Cultural Marxism’s first victory was the reluctance to stand up to Hitler. Had World War One not been so devastating, Cultural Marxism would still exist, but it would not have been able to make a dent in the first place had not the will to fight, and the belief in the rightness of Western civilisation and the Enlightenment principles on which it was built, been so devastated by the calamity of World War One. Instead, although Europe has developed over the preceding century into the prosperous, thriving continent that we still see today, it has been hollowed out intellectually and morally, a process which may soon yield horrific results.

The disaster of Gallipoli

It is pleasing that we focus here in Australia, not just on Gallipoli, but on other theatres of war in which our diggers have fought, such as the Western Front and Middle East in World War 1, the Battle of Britain and the subsequent bombing campaign of Germany in World War 2, Alamein, Singapore, Kokoda, Korea, Vietnam, East Timor and the modern Middle East to name scandalously few.

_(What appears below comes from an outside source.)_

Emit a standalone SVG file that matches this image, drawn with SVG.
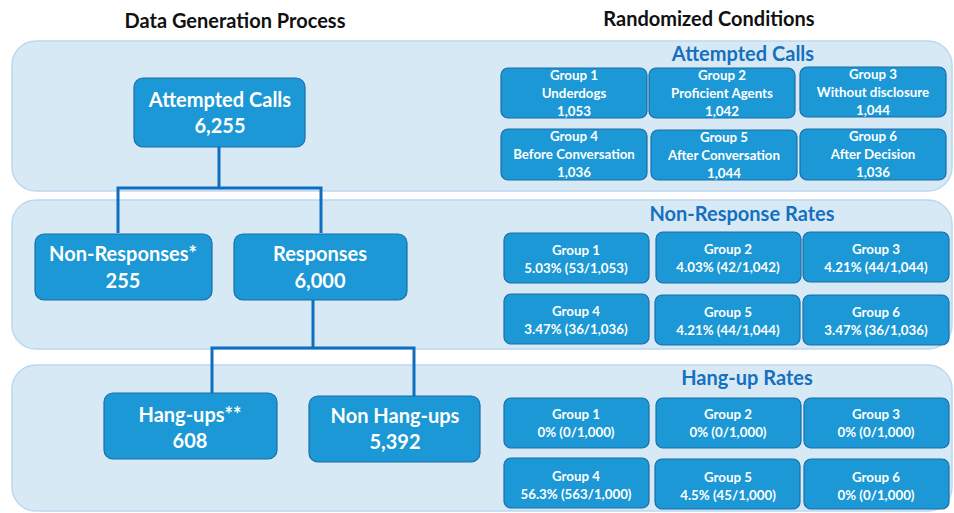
<svg xmlns="http://www.w3.org/2000/svg" width="954" height="513" viewBox="0 0 954 513">
<style>
.panel{fill:#d8e9f6;stroke:#bcd8ef;stroke-width:1.5}
.node{fill:#1b98d5;stroke:#1a6ea8;stroke-width:1.2}
.big{font-family:Lato,"Open Sans",sans-serif;font-weight:bold;font-size:20px;fill:#fff;text-anchor:middle}
.sm{font-family:Lato,"Open Sans",sans-serif;font-weight:bold;font-size:13.3px;fill:#fff;text-anchor:middle}
.hd{font-family:Lato,"Open Sans",sans-serif;font-weight:bold;font-size:20px;fill:#111;text-anchor:middle}
.sec{font-family:Lato,"Open Sans",sans-serif;font-weight:bold;font-size:20px;fill:#1570bf;text-anchor:middle}
.conn{fill:none;stroke:#0e6fc0;stroke-width:3}
</style>
<rect width="954" height="513" fill="#fff"/>
<text class="hd" x="235" y="28">Data Generation Process</text>
<text class="hd" x="709" y="26">Randomized Conditions</text>
<rect class="panel" x="12" y="41" width="940" height="150" rx="24"/>
<rect class="panel" x="12" y="200" width="940" height="149" rx="24"/>
<rect class="panel" x="12" y="365" width="940" height="146" rx="24"/>
<g id="connectors">
<path class="conn" d="M219 147V188M118 233V188H321V233"/>
<path class="conn" d="M313 300V348M212 393V348H414V396"/>
</g>
<g id="attempted"><rect class="node" x="134" y="78" width="171" height="69" rx="9"/><text class="big" x="220" y="107">Attempted Calls</text><text class="big" x="220" y="133">6,255</text></g>
<g id="nonresp"><rect class="node" x="35" y="234" width="177" height="66" rx="9"/><text class="big" x="123" y="261">Non-Responses*</text><text class="big" x="123" y="288">255</text></g>
<g id="resp"><rect class="node" x="234" y="234" width="173" height="66" rx="9"/><text class="big" x="320" y="261">Responses</text><text class="big" x="320" y="288">6,000</text></g>
<g id="hangups"><rect class="node" x="104" y="393" width="173" height="66" rx="9"/><text class="big" x="190" y="422">Hang-ups**</text><text class="big" x="190" y="448">608</text></g>
<g id="nonhangups"><rect class="node" x="309" y="396" width="171" height="66" rx="9"/><text class="big" x="395" y="423">Non Hang-ups</text><text class="big" x="395" y="449">5,392</text></g>
<text class="sec" x="743" y="61">Attempted Calls</text>
<g id="ac1"><rect class="node" x="501" y="68" width="146" height="50" rx="7"/><text class="sm" x="574" y="80">Group 1</text><text class="sm" x="574" y="98">Underdogs</text><text class="sm" x="574" y="116">1,053</text></g>
<g id="ac2"><rect class="node" x="649" y="68" width="146" height="50" rx="7"/><text class="sm" x="722" y="80">Group 2</text><text class="sm" x="722" y="98">Proficient Agents</text><text class="sm" x="722" y="116">1,042</text></g>
<g id="ac3"><rect class="node" x="800" y="67" width="146" height="50" rx="7"/><text class="sm" x="873" y="79">Group 3</text><text class="sm" x="873" y="97">Without disclosure</text><text class="sm" x="873" y="115">1,044</text></g>
<g id="ac4"><rect class="node" x="501" y="129" width="146" height="51" rx="7"/><text class="sm" x="574" y="141">Group 4</text><text class="sm" x="574" y="159">Before Conversation</text><text class="sm" x="574" y="177">1,036</text></g>
<g id="ac5"><rect class="node" x="651" y="130" width="146" height="50" rx="7"/><text class="sm" x="724" y="142">Group 5</text><text class="sm" x="724" y="160">After Conversation</text><text class="sm" x="724" y="178">1,044</text></g>
<g id="ac6"><rect class="node" x="800" y="129" width="146" height="51" rx="7"/><text class="sm" x="873" y="141">Group 6</text><text class="sm" x="873" y="159">After Decision</text><text class="sm" x="873" y="177">1,036</text></g>
<text class="sec" x="742" y="221">Non-Response Rates</text>
<g id="nr1"><rect class="node" x="504" y="233" width="145" height="50" rx="7"/><text class="sm" x="576" y="255">Group 1</text><text class="sm" x="576" y="273">5.03% (53/1,053)</text></g>
<g id="nr2"><rect class="node" x="656" y="232" width="145" height="51" rx="7"/><text class="sm" x="728" y="254">Group 2</text><text class="sm" x="728" y="272">4.03% (42/1,042)</text></g>
<g id="nr3"><rect class="node" x="803" y="232" width="146" height="50" rx="7"/><text class="sm" x="876" y="254">Group 3</text><text class="sm" x="876" y="272">4.21% (44/1,044)</text></g>
<g id="nr4"><rect class="node" x="504" y="294" width="145" height="50" rx="7"/><text class="sm" x="576" y="316">Group 4</text><text class="sm" x="576" y="334">3.47% (36/1,036)</text></g>
<g id="nr5"><rect class="node" x="655" y="295" width="145" height="50" rx="7"/><text class="sm" x="728" y="317">Group 5</text><text class="sm" x="728" y="335">4.21% (44/1,044)</text></g>
<g id="nr6"><rect class="node" x="803" y="295" width="146" height="50" rx="7"/><text class="sm" x="876" y="317">Group 6</text><text class="sm" x="876" y="335">3.47% (36/1,036)</text></g>
<text class="sec" x="747" y="385">Hang-up Rates</text>
<g id="hr1"><rect class="node" x="504" y="398" width="145" height="50" rx="7"/><text class="sm" x="576" y="419">Group 1</text><text class="sm" x="576" y="437">0% (0/1,000)</text></g>
<g id="hr2"><rect class="node" x="656" y="398" width="145" height="50" rx="7"/><text class="sm" x="728" y="419">Group 2</text><text class="sm" x="728" y="437">0% (0/1,000)</text></g>
<g id="hr3"><rect class="node" x="804" y="398" width="145" height="50" rx="7"/><text class="sm" x="876" y="419">Group 3</text><text class="sm" x="876" y="437">0% (0/1,000)</text></g>
<g id="hr4"><rect class="node" x="504" y="458" width="145" height="50" rx="7"/><text class="sm" x="576" y="481">Group 4</text><text class="sm" x="576" y="499">56.3% (563/1,000)</text></g>
<g id="hr5"><rect class="node" x="655" y="459" width="145" height="50" rx="7"/><text class="sm" x="728" y="482">Group 5</text><text class="sm" x="728" y="500">4.5% (45/1,000)</text></g>
<g id="hr6"><rect class="node" x="804" y="459" width="145" height="50" rx="7"/><text class="sm" x="876" y="482">Group 6</text><text class="sm" x="876" y="500">0% (0/1,000)</text></g>
</svg>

But the pivotal nature of the Gallipoli campaign cannot be understated.

Had it succeeded, the entire course of the Twentieth Century could have been altered. (It must be stressed, as I said at the start of this article, that this is a big stretch. It involves multiple assumptions, and multiple assumptions follow these initial assumptions. But my intention is to demonstrate why the campaign was important, and the ailment which has steadily afflicted the West since.)

We in Australia have been blessed to live in a country which has thwarted invasion, and never had to live the horrors of subjugation. Although we remember the battles of the World Wars and the Cold War with sadness, we also have joy because they represent the ongoing fight for our freedom which we have been able to preserve throughout.

The same cannot be said for most of the world. Whether at the hands of a foreign invader, or at the hands of one’s own totalitarian government, life for billions of people throughout the world in the Twentieth Century was characterised by slavery and death. Had the Battle of Gallipoli succeeded, the chain of events which followed may have altered all of this, forever.

Therefore, it can be argued that the Battle of Gallipoli, and the defeat of the Entente it entailed, was the greatest disaster of the Twentieth Century. It is a defeat as significant as the fall of Rome and the fall of Constantinople, because of the death and suffering which could have been avoided had we succeeded.

It is for this reason that it is imperative that we continue to remember Gallipoli, not only for its foundational role in the birth of our nation, and for the symbolism of the battle – the fact that we were there at a moment in history when the attempt to spread the freedom and prosperity which we enjoy was thwarted, but it is a battle which we continue to this day.